Copy out exactly the lines from the one holding "Give me the" through the one holding "const codebookSizes = ['32', '64', '128', '256', '512'];", ends included; omit images.

Charts and diagrams as code:
• • • • • • •
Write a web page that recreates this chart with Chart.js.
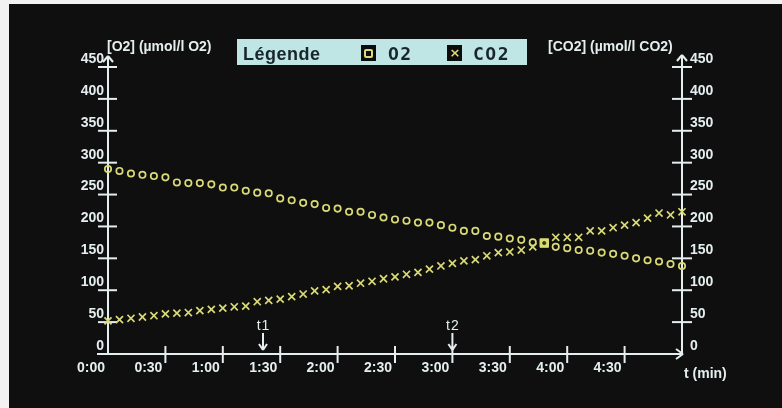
<!DOCTYPE html>
<html>
<head>
<meta charset="utf-8">
<script src="https://cdn.jsdelivr.net/npm/chart.js@4.4.1/dist/chart.umd.min.js"></script>
<style>
html,body{margin:0;padding:0;width:782px;height:408px;overflow:hidden;background:#f2f2f2;}
#bg{position:absolute;left:9px;top:4px;width:773px;height:404px;background:#0f0f0f;}
#c{position:absolute;left:0;top:0;}
.t{position:absolute;color:#e4eeee;font-family:"Liberation Sans",Arial,sans-serif;white-space:nowrap;}
.ax{font-size:14px;font-weight:bold;line-height:14px;}
#legend{position:absolute;left:237px;top:39px;width:290px;height:26px;background:#bfe5e5;}
#legend .lt{position:absolute;top:6px;line-height:18px;color:#17262a;}
#lgTitle{left:6px;font-family:"Liberation Sans",Arial,sans-serif;font-weight:bold;font-size:18px;letter-spacing:0.5px;}
.mono{font-family:"DejaVu Sans Mono",monospace;font-size:18px;font-weight:bold;letter-spacing:1.5px;}
.icon{position:absolute;top:6px;width:15px;height:16px;background:#0c0c0c;}
#icO2 div{position:absolute;left:3px;top:4px;width:5px;height:5px;border:2px solid #dada76;border-radius:2px;}
#icCO2 span{position:absolute;left:0;top:0;width:16px;height:16px;line-height:16px;text-align:center;color:#dada76;font-family:"DejaVu Sans",sans-serif;font-weight:bold;font-size:13px;}
.mk{font-size:14px;line-height:14px;letter-spacing:1px;}
</style>
</head>
<body>
<div id="bg"></div>
<canvas id="c" width="782" height="408"></canvas>
<div class="t ax" style="left:107px;top:39px;">[O2] (µmol/l O2)</div>
<div class="t ax" style="left:548px;top:39px;">[CO2] (µmol/l CO2)</div>
<div class="t ax" id="tmin" style="left:684px;top:366px;">t (min)</div>
<div id="legend">
  <div class="lt" id="lgTitle">Légende</div>
  <div class="icon" id="icO2" style="left:124px;"><div></div></div>
  <div class="lt mono" style="left:151px;">O2</div>
  <div class="icon" id="icCO2" style="left:210px;"><span>×</span></div>
  <div class="lt mono" style="left:236px;">CO2</div>
</div>
<div id="markers"></div>
<script>
// ---- data ----
const times = [0,6,12,18,24,30,36,42,48,54,60,66,72,78,84,90,96,102,108,114,120,126,132,138,144,150,156,162,168,174,180,186,192,198,204,210,216,222,228,234,240,246,252,258,264,270,276,282,288,294,300];
const o2Values = [290,287,283,281,279,277,269,268,268,266,261,261,256,253,252,244,241,237,235,229,228,223,223,218,214,211,209,206,206,202,198,193,193,185,184,181,179,175,174,168,166,163,162,159,157,154,150,147,145,141,138];
const co2Values = [52,54,56,58,60,63,64,65,68,70,72,74,75,82,84,86,90,94,99,101,106,107,111,114,118,121,125,128,133,138,142,146,148,154,159,160,163,168,174,183,183,183,193,193,198,202,206,213,221,218,223];
const cursorTime = [228];
const cursorValue = [174];
const xTickLabels = ['0:00','0:30','1:00','1:30','2:00','2:30','3:00','3:30','4:00','4:30'];
const markerTimes = [81,180];
const markerLabels = ['t1','t2'];

const axisColor = '#e4eeee';
const markColor = '#dada76';

function pts(xs, ys){ return xs.map((x,i)=>({x:x, y:ys[i]})); }

const axesPlugin = {
  id:'crtAxes',
  beforeDatasetsDraw(chart){
    const {ctx, scales:{x, y, y2}} = chart;
    const x0 = x.getPixelForValue(x.min), x1 = x.getPixelForValue(x.max);
    const yb = y.getPixelForValue(y.min), yt = y.getPixelForValue(y.max);
    ctx.save();
    ctx.strokeStyle = axisColor; ctx.lineWidth = 2; ctx.lineCap = 'butt';
    const seg = (a,b,c,d)=>{ctx.beginPath();ctx.moveTo(a,b);ctx.lineTo(c,d);ctx.stroke();};
    // left axis + arrow
    seg(x0, yb+1, x0, yt-11);
    seg(x0-5, yt-5, x0, yt-11); seg(x0, yt-11, x0+5, yt-5);
    // right axis + arrow
    seg(x1, yb+1, x1, yt-12);
    seg(x1-5, yt-6, x1, yt-12); seg(x1, yt-12, x1+5, yt-6);
    // x axis + arrow
    seg(x0-11, yb, x1+1, yb);
    seg(x1-6, yb-5, x1+1, yb); seg(x1+1, yb, x1-6, yb+5);
    // y ticks
    y.ticks.forEach(t=>{ if(t.value>y.min){ const p=y.getPixelForValue(t.value); seg(x0-10,p,x0+9,p);} });
    y2.ticks.forEach(t=>{ if(t.value>y2.min){ const p=y2.getPixelForValue(t.value); seg(x1-10,p,x1+10,p);} });
    // x ticks
    x.ticks.forEach(t=>{ if(t.value>x.min && t.value<x.max){ const p=x.getPixelForValue(t.value); seg(p,yb-8,p,yb+9);} });
    // time markers (arrows)
    markerTimes.forEach(m=>{
      const p = x.getPixelForValue(m);
      seg(p, yb-21, p, yb-4);
      seg(p-4, yb-10, p, yb-4); seg(p, yb-4, p+4, yb-10);
    });
    ctx.restore();
  }
};

const tickFont = {family:'"Liberation Sans", Arial, sans-serif', size:14, weight:'bold'};

const chart = new Chart(document.getElementById('c'), {
  type:'scatter',
  data:{
    datasets:[
      {label:'cursorDot', data:pts(cursorTime,cursorValue), yAxisID:'y', order:-2,
       pointStyle:'circle', pointRadius:1.6, backgroundColor:'#3a3a10', borderColor:'#3a3a10', borderWidth:1, clip:false},
      {label:'cursor', data:pts(cursorTime,cursorValue), yAxisID:'y', order:-1,
       pointStyle:'rect', pointRadius:6, backgroundColor:markColor, borderColor:markColor, borderWidth:1, clip:false},
      {label:'O2', data:pts(times,o2Values), yAxisID:'y', order:0,
       pointStyle:'circle', pointRadius:3.2, borderWidth:1.7, borderColor:markColor, backgroundColor:'rgba(0,0,0,0)', clip:false},
      {label:'CO2', data:pts(times,co2Values), yAxisID:'y2', order:1,
       pointStyle:'crossRot', pointRadius:5, borderWidth:1.7, borderColor:markColor, backgroundColor:markColor, clip:false}
    ]
  },
  options:{
    responsive:false, animation:false, devicePixelRatio:1,
    layout:{padding:{top:67,left:0,right:0,bottom:0}},
    plugins:{legend:{display:false}, tooltip:{enabled:false}},
    scales:{
      x:{type:'linear', min:0, max:300,
         grid:{display:false, drawTicks:false}, border:{display:false},
         ticks:{stepSize:30, color:axisColor, font:tickFont, align:'end', labelOffset:-3, padding:6, maxRotation:0, autoSkip:false,
                callback:(v)=>{ const i=Math.round(v/30); return (v%30===0 && i<xTickLabels.length) ? xTickLabels[i] : ''; }},
         afterFit:(s)=>{ s.height = 54; }},
      y:{type:'linear', position:'left', min:0, max:450,
         grid:{display:false, drawTicks:false}, border:{display:false},
         ticks:{stepSize:50, color:axisColor, font:tickFont, padding:4, labelOffset:-8},
         afterFit:(s)=>{ s.width = 108; }},
      y2:{type:'linear', position:'right', min:0, max:450,
         grid:{display:false, drawTicks:false}, border:{display:false},
         ticks:{stepSize:50, color:axisColor, font:tickFont, padding:8, labelOffset:-8},
         afterFit:(s)=>{ s.width = 100; }}
    }
  },
  plugins:[axesPlugin]
});

// marker labels (t1, t2) placed through the x scale
const mk = document.getElementById('markers');
const xs = chart.scales.x, ys = chart.scales.y;
markerTimes.forEach((m,i)=>{
  const d = document.createElement('div');
  d.className = 't mk';
  d.textContent = markerLabels[i];
  mk.appendChild(d);
  const w = d.getBoundingClientRect().width;
  d.style.left = (xs.getPixelForValue(m) - w/2 + 0.5) + 'px';
  d.style.top = (ys.getPixelForValue(0) - 36) + 'px';
});
</script>
</body>
</html>
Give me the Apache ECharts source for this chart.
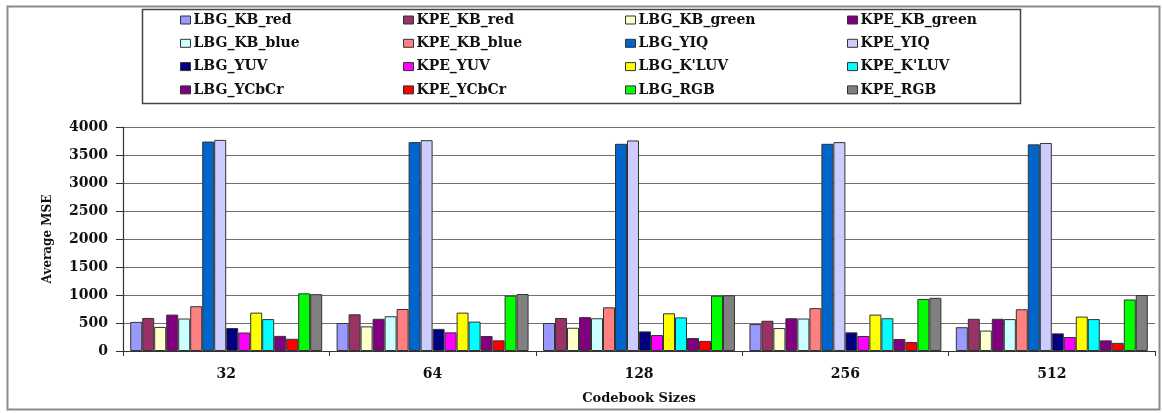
<!DOCTYPE html>
<html>
<head>
<meta charset="utf-8">
<title>Average MSE by Codebook Size</title>
<script src="https://cdn.jsdelivr.net/npm/echarts/dist/echarts.min.js"></script>
<style>
  html, body { margin: 0; padding: 0; background: #fff; }
  #chart { width: 1162px; height: 413px; }
</style>
</head>
<body>
<div id="chart"></div>
<script>
// Codebook sizes on the category axis
const codebookSizes = ['32', '64', '128', '256', '512'];

// Average MSE per method, one value per codebook size
const LBG_KB_red    = [520, 500, 500, 480, 425];
const KPE_KB_red    = [590, 655, 590, 540, 575];
const LBG_KB_green  = [430, 440, 415, 410, 365];
const KPE_KB_green  = [650, 575, 605, 585, 575];
const LBG_KB_blue   = [580, 620, 585, 580, 570];
const KPE_KB_blue   = [800, 750, 780, 765, 745];
const LBG_YIQ       = [3740, 3730, 3700, 3700, 3690];
const KPE_YIQ       = [3770, 3765, 3760, 3730, 3715];
const LBG_YUV       = [410, 395, 350, 333, 315];
const KPE_YUV       = [330, 333, 285, 268, 250];
const LBG_KLUV      = [685, 685, 673, 650, 615];
const KPE_KLUV      = [570, 525, 600, 585, 570];
const LBG_YCbCr     = [270, 268, 232, 215, 190];
const KPE_YCbCr     = [218, 190, 180, 160, 145];
const LBG_RGB       = [1030, 988, 988, 930, 920];
const KPE_RGB       = [1015, 1018, 995, 950, 1000];

// Y axis ticks
const yTicks = [0, 500, 1000, 1500, 2000, 2500, 3000, 3500, 4000];

const seriesList = [
  { name: 'LBG_KB_red',   data: LBG_KB_red,   color: '#9999FF' },
  { name: 'KPE_KB_red',   data: KPE_KB_red,   color: '#993366' },
  { name: 'LBG_KB_green', data: LBG_KB_green, color: '#FFFFCC' },
  { name: 'KPE_KB_green', data: KPE_KB_green, color: '#800080' },
  { name: 'LBG_KB_blue',  data: LBG_KB_blue,  color: '#CCFFFF' },
  { name: 'KPE_KB_blue',  data: KPE_KB_blue,  color: '#FF8080' },
  { name: 'LBG_YIQ',      data: LBG_YIQ,      color: '#0066CC' },
  { name: 'KPE_YIQ',      data: KPE_YIQ,      color: '#CCCCFF' },
  { name: 'LBG_YUV',      data: LBG_YUV,      color: '#000080' },
  { name: 'KPE_YUV',      data: KPE_YUV,      color: '#FF00FF' },
  { name: "LBG_K'LUV",    data: LBG_KLUV,     color: '#FFFF00' },
  { name: "KPE_K'LUV",    data: KPE_KLUV,     color: '#00FFFF' },
  { name: 'LBG_YCbCr',    data: LBG_YCbCr,    color: '#800080' },
  { name: 'KPE_YCbCr',    data: KPE_YCbCr,    color: '#FF0000' },
  { name: 'LBG_RGB',      data: LBG_RGB,      color: '#00FF00' },
  { name: 'KPE_RGB',      data: KPE_RGB,      color: '#808080' }
];

const FONT = '"DejaVu Serif", "Liberation Serif", serif';
const TEXT_COLOR = '#111';

// Legend laid out as 4 columns x 4 rows inside a framed box
const legendColumnsX = [180, 403, 625, 847];
const legends = legendColumnsX.map((x, col) => ({
  orient: 'vertical',
  left: x,
  top: 13,
  padding: 0,
  itemWidth: 10,
  itemHeight: 8,
  itemGap: 9.3,
  icon: 'rect',
  selectedMode: false,
  itemStyle: { borderColor: '#333', borderWidth: 1 },
  textStyle: {
    fontFamily: FONT, fontWeight: 'bold', fontSize: 14,
    color: TEXT_COLOR, lineHeight: 14, padding: [0, 0, 0, -2]
  },
  data: [0, 1, 2, 3].map(r => seriesList[r * 4 + col].name)
}));

const chart = echarts.init(document.getElementById('chart'), null, { renderer: 'canvas' });

chart.setOption({
  animation: false,
  backgroundColor: '#fff',
  graphic: [
    { // outer frame
      type: 'rect', left: 5, top: 4, z: -1,
      shape: { width: 1152, height: 403 },
      style: { fill: 'none', stroke: '#8a8a8a', lineWidth: 2 }
    },
    { // legend frame
      type: 'rect', left: 140, top: 7, z: -1,
      shape: { width: 878, height: 94 },
      style: { fill: 'none', stroke: '#444', lineWidth: 1.5 }
    }
  ],
  legend: legends,
  grid: { left: 123, right: 7, top: 127, bottom: 62, containLabel: false },
  xAxis: {
    type: 'category',
    data: codebookSizes,
    name: 'Codebook Sizes',
    nameLocation: 'middle',
    nameGap: 41,
    nameTextStyle: { fontFamily: FONT, fontWeight: 'bold', fontSize: 13, color: TEXT_COLOR },
    axisLine: { lineStyle: { color: '#333', width: 1.2 } },
    axisTick: { show: true, length: 5, lineStyle: { color: '#333' } },
    axisLabel: { fontFamily: FONT, fontWeight: 'bold', fontSize: 14, color: TEXT_COLOR, margin: 16 }
  },
  yAxis: {
    type: 'value',
    min: yTicks[0],
    max: yTicks[yTicks.length - 1],
    interval: 500,
    name: 'Average MSE',
    nameLocation: 'middle',
    nameGap: 69,
    nameTextStyle: { fontFamily: FONT, fontWeight: 'bold', fontSize: 12, color: TEXT_COLOR },
    axisLine: { show: true, lineStyle: { color: '#333', width: 1.2 } },
    axisTick: { show: true, length: 7, lineStyle: { color: '#333' } },
    axisLabel: {
      fontFamily: FONT, fontWeight: 'bold', fontSize: 14, color: TEXT_COLOR, margin: 15,
      formatter: v => String(v)
    },
    splitLine: { show: true, lineStyle: { color: '#6f6f6f', width: 1.2 } }
  },
  series: seriesList.map(s => ({
    name: s.name,
    type: 'bar',
    data: s.data,
    barGap: '0%',
    barCategoryGap: '7%',
    itemStyle: { color: s.color, borderColor: '#333', borderWidth: 1 }
  }))
});
</script>
</body>
</html>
• • • • • • •
FINAL ANSWER
Give me the Apache ECharts source for this chart.
<!DOCTYPE html>
<html>
<head>
<meta charset="utf-8">
<title>Average MSE by Codebook Size</title>
<script src="https://cdn.jsdelivr.net/npm/echarts/dist/echarts.min.js"></script>
<style>
  html, body { margin: 0; padding: 0; background: #fff; }
  #chart { width: 1162px; height: 413px; }
</style>
</head>
<body>
<div id="chart"></div>
<script>
// Codebook sizes on the category axis
const codebookSizes = ['32', '64', '128', '256', '512'];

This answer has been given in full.